• _PROBLEM DESCRIPTION_
Leave out the pictures; transcribe all else exactly.

• _MATERIAL_
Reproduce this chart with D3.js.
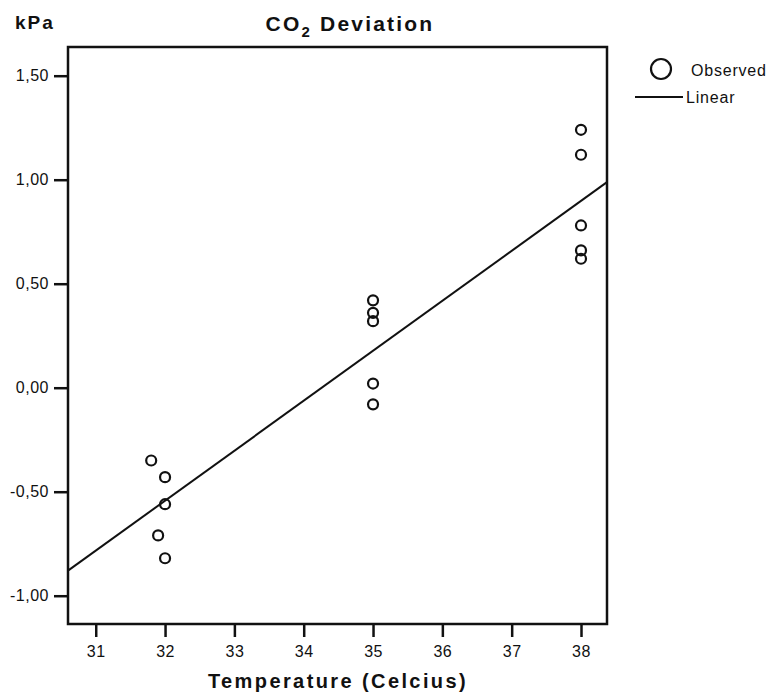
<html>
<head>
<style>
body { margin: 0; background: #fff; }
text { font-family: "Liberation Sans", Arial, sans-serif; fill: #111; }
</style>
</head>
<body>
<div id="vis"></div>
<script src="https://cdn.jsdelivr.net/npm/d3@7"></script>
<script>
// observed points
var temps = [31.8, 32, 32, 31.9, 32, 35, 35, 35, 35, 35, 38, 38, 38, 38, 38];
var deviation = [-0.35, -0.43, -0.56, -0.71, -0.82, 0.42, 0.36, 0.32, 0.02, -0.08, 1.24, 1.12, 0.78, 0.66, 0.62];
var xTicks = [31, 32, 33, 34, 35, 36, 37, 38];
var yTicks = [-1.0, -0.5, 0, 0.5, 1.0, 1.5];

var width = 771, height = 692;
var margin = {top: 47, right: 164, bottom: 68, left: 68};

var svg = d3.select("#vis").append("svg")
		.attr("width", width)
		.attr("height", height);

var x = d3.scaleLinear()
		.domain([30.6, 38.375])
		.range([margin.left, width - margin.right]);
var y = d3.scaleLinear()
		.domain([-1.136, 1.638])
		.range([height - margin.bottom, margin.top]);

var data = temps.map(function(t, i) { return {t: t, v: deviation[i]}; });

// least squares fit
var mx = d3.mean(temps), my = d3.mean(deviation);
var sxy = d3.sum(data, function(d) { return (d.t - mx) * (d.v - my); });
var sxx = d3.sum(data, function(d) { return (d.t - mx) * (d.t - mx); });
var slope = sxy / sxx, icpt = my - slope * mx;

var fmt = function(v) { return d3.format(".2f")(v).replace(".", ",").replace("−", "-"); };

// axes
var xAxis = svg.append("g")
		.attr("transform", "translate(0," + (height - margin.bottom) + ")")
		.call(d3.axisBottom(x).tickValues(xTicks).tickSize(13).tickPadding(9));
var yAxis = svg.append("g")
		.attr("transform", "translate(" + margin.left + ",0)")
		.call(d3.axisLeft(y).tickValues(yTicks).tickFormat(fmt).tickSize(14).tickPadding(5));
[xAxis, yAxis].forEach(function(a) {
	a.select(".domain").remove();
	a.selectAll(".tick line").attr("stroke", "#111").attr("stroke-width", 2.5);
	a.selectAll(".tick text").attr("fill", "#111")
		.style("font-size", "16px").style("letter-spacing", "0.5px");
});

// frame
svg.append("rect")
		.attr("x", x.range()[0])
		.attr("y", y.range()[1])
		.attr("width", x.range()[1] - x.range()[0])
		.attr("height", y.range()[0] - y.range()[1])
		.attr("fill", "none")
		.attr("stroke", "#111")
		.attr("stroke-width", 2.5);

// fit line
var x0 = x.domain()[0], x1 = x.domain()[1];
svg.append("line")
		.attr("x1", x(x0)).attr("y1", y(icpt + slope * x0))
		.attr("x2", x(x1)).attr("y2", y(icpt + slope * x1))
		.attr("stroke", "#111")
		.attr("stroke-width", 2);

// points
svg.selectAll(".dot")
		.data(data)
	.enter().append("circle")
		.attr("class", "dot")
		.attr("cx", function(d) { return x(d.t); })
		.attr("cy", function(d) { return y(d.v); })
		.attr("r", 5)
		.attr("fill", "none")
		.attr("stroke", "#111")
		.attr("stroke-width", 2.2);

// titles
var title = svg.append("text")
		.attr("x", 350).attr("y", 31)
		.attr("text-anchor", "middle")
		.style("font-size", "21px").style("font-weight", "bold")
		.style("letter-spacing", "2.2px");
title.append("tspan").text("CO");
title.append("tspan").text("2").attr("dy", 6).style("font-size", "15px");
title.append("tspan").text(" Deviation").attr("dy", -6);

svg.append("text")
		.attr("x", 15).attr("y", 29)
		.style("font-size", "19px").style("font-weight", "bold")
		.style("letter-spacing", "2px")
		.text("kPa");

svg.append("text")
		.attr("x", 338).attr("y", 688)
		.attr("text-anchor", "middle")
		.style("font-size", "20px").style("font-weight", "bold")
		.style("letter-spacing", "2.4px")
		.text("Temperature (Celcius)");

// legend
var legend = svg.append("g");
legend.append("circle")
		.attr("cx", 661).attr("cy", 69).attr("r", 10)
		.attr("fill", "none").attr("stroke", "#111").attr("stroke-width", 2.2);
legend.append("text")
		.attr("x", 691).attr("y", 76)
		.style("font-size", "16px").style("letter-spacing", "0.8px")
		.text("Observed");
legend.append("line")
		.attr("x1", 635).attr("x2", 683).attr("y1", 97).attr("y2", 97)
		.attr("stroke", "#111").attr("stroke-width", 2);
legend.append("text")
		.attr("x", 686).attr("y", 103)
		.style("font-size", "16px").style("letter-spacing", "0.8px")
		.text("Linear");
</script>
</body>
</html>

• _ANSWER IN FULL_
Reproduce this chart with D3.js.
<html>
<head>
<style>
body { margin: 0; background: #fff; }
text { font-family: "Liberation Sans", Arial, sans-serif; fill: #111; }
</style>
</head>
<body>
<div id="vis"></div>
<script src="https://cdn.jsdelivr.net/npm/d3@7"></script>
<script>
// observed points
var temps = [31.8, 32, 32, 31.9, 32, 35, 35, 35, 35, 35, 38, 38, 38, 38, 38];
var deviation = [-0.35, -0.43, -0.56, -0.71, -0.82, 0.42, 0.36, 0.32, 0.02, -0.08, 1.24, 1.12, 0.78, 0.66, 0.62];
var xTicks = [31, 32, 33, 34, 35, 36, 37, 38];
var yTicks = [-1.0, -0.5, 0, 0.5, 1.0, 1.5];

var width = 771, height = 692;
var margin = {top: 47, right: 164, bottom: 68, left: 68};

var svg = d3.select("#vis").append("svg")
		.attr("width", width)
		.attr("height", height);

var x = d3.scaleLinear()
		.domain([30.6, 38.375])
		.range([margin.left, width - margin.right]);
var y = d3.scaleLinear()
		.domain([-1.136, 1.638])
		.range([height - margin.bottom, margin.top]);

var data = temps.map(function(t, i) { return {t: t, v: deviation[i]}; });

// least squares fit
var mx = d3.mean(temps), my = d3.mean(deviation);
var sxy = d3.sum(data, function(d) { return (d.t - mx) * (d.v - my); });
var sxx = d3.sum(data, function(d) { return (d.t - mx) * (d.t - mx); });
var slope = sxy / sxx, icpt = my - slope * mx;

var fmt = function(v) { return d3.format(".2f")(v).replace(".", ",").replace("−", "-"); };

// axes
var xAxis = svg.append("g")
		.attr("transform", "translate(0," + (height - margin.bottom) + ")")
		.call(d3.axisBottom(x).tickValues(xTicks).tickSize(13).tickPadding(9));
var yAxis = svg.append("g")
		.attr("transform", "translate(" + margin.left + ",0)")
		.call(d3.axisLeft(y).tickValues(yTicks).tickFormat(fmt).tickSize(14).tickPadding(5));
[xAxis, yAxis].forEach(function(a) {
	a.select(".domain").remove();
	a.selectAll(".tick line").attr("stroke", "#111").attr("stroke-width", 2.5);
	a.selectAll(".tick text").attr("fill", "#111")
		.style("font-size", "16px").style("letter-spacing", "0.5px");
});

// frame
svg.append("rect")
		.attr("x", x.range()[0])
		.attr("y", y.range()[1])
		.attr("width", x.range()[1] - x.range()[0])
		.attr("height", y.range()[0] - y.range()[1])
		.attr("fill", "none")
		.attr("stroke", "#111")
		.attr("stroke-width", 2.5);

// fit line
var x0 = x.domain()[0], x1 = x.domain()[1];
svg.append("line")
		.attr("x1", x(x0)).attr("y1", y(icpt + slope * x0))
		.attr("x2", x(x1)).attr("y2", y(icpt + slope * x1))
		.attr("stroke", "#111")
		.attr("stroke-width", 2);

// points
svg.selectAll(".dot")
		.data(data)
	.enter().append("circle")
		.attr("class", "dot")
		.attr("cx", function(d) { return x(d.t); })
		.attr("cy", function(d) { return y(d.v); })
		.attr("r", 5)
		.attr("fill", "none")
		.attr("stroke", "#111")
		.attr("stroke-width", 2.2);

// titles
var title = svg.append("text")
		.attr("x", 350).attr("y", 31)
		.attr("text-anchor", "middle")
		.style("font-size", "21px").style("font-weight", "bold")
		.style("letter-spacing", "2.2px");
title.append("tspan").text("CO");
title.append("tspan").text("2").attr("dy", 6).style("font-size", "15px");
title.append("tspan").text(" Deviation").attr("dy", -6);

svg.append("text")
		.attr("x", 15).attr("y", 29)
		.style("font-size", "19px").style("font-weight", "bold")
		.style("letter-spacing", "2px")
		.text("kPa");

svg.append("text")
		.attr("x", 338).attr("y", 688)
		.attr("text-anchor", "middle")
		.style("font-size", "20px").style("font-weight", "bold")
		.style("letter-spacing", "2.4px")
		.text("Temperature (Celcius)");

// legend
var legend = svg.append("g");
legend.append("circle")
		.attr("cx", 661).attr("cy", 69).attr("r", 10)
		.attr("fill", "none").attr("stroke", "#111").attr("stroke-width", 2.2);
legend.append("text")
		.attr("x", 691).attr("y", 76)
		.style("font-size", "16px").style("letter-spacing", "0.8px")
		.text("Observed");
legend.append("line")
		.attr("x1", 635).attr("x2", 683).attr("y1", 97).attr("y2", 97)
		.attr("stroke", "#111").attr("stroke-width", 2);
legend.append("text")
		.attr("x", 686).attr("y", 103)
		.style("font-size", "16px").style("letter-spacing", "0.8px")
		.text("Linear");
</script>
</body>
</html>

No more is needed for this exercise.